Task |
Write out the listing from the line with "Clone this chart in Plotly." to the line with "name=name, marker_color=c, marker_line_width=0))", both lines included, exactly and nothing beyond. Leave pictures out.

─── Data in this exercise ───

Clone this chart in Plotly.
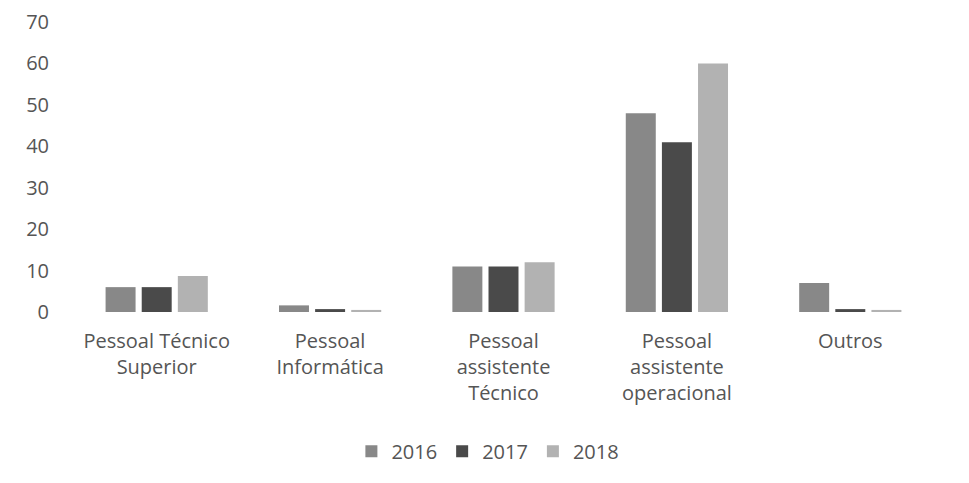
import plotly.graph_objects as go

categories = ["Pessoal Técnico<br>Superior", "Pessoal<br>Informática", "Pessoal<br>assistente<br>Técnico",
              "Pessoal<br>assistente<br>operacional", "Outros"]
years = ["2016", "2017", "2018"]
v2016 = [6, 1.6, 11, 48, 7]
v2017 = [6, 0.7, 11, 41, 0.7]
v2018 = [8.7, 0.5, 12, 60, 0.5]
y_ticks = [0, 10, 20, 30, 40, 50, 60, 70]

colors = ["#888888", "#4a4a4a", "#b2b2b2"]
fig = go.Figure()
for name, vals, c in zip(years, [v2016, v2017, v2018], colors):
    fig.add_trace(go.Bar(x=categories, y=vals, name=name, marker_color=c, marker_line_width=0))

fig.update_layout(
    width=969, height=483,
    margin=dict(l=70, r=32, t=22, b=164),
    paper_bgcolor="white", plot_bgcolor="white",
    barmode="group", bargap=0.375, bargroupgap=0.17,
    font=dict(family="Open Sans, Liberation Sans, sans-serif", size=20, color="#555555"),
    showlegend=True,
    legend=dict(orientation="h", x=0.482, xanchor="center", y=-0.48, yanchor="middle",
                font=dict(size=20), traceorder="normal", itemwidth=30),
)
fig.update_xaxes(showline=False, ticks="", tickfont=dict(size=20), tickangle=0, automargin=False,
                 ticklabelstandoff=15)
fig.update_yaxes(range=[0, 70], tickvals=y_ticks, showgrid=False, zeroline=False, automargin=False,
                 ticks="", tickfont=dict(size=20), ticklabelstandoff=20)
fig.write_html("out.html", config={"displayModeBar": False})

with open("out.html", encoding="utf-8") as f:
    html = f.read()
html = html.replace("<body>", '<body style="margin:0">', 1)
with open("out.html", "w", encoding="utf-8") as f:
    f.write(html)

───
─── Data in this exercise ───

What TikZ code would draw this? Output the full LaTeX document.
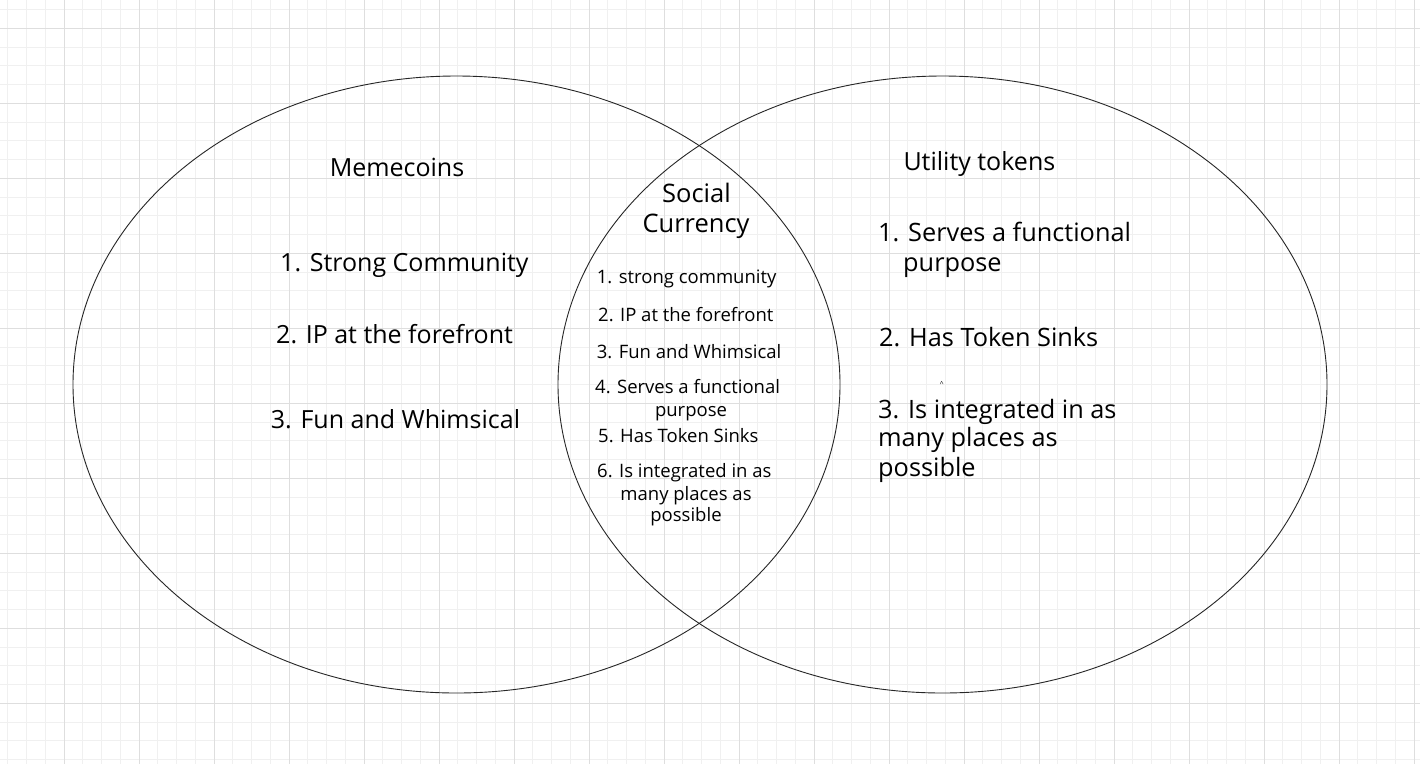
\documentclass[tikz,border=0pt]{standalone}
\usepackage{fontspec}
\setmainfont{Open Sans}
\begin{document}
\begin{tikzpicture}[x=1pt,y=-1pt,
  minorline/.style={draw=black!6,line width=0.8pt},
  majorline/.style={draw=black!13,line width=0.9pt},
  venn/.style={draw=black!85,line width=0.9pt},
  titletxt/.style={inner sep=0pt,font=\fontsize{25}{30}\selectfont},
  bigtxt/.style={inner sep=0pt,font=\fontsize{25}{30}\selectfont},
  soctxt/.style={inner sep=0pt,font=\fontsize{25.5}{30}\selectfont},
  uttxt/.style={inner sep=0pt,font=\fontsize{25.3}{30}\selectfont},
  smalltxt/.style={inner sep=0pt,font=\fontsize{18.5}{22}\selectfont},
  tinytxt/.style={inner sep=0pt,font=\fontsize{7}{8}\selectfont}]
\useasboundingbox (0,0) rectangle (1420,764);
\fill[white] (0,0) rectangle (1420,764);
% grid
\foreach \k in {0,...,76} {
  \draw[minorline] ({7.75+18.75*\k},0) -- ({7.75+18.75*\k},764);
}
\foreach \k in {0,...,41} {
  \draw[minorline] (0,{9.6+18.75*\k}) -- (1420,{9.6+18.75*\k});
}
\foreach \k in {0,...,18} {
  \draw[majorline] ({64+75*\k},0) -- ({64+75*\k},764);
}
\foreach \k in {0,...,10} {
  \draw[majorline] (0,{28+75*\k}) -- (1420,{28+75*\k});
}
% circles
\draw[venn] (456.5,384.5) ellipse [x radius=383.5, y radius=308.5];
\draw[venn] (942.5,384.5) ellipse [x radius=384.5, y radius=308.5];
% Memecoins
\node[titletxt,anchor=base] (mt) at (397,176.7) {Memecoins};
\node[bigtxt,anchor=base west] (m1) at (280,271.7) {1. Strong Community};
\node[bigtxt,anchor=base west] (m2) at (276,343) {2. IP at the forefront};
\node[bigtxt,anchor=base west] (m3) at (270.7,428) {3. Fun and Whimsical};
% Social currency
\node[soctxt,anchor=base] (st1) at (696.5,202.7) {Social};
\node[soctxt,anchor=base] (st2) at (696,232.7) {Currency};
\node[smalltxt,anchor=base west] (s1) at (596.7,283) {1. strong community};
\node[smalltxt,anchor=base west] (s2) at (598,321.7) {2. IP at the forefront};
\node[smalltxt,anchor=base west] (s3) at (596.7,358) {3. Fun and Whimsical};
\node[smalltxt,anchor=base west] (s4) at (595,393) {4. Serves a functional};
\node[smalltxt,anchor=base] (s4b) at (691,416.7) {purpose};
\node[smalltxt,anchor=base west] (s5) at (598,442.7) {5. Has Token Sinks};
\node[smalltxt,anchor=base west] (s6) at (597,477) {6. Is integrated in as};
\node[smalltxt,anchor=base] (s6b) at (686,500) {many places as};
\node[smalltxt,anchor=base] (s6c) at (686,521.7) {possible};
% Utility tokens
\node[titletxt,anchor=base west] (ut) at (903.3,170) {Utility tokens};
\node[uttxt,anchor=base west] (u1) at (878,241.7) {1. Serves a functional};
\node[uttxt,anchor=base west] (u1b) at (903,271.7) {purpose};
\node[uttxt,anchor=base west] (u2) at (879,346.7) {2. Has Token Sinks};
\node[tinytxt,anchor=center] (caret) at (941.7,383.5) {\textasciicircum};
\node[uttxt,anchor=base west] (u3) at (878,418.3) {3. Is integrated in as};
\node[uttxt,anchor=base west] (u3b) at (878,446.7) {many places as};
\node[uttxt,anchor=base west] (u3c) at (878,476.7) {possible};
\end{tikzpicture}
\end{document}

───

Solution below |
Clone this chart in Plotly.
import plotly.graph_objects as go

categories = ["Pessoal Técnico<br>Superior", "Pessoal<br>Informática", "Pessoal<br>assistente<br>Técnico",
              "Pessoal<br>assistente<br>operacional", "Outros"]
years = ["2016", "2017", "2018"]
v2016 = [6, 1.6, 11, 48, 7]
v2017 = [6, 0.7, 11, 41, 0.7]
v2018 = [8.7, 0.5, 12, 60, 0.5]
y_ticks = [0, 10, 20, 30, 40, 50, 60, 70]

colors = ["#888888", "#4a4a4a", "#b2b2b2"]
fig = go.Figure()
for name, vals, c in zip(years, [v2016, v2017, v2018], colors):
    fig.add_trace(go.Bar(x=categories, y=vals, name=name, marker_color=c, marker_line_width=0))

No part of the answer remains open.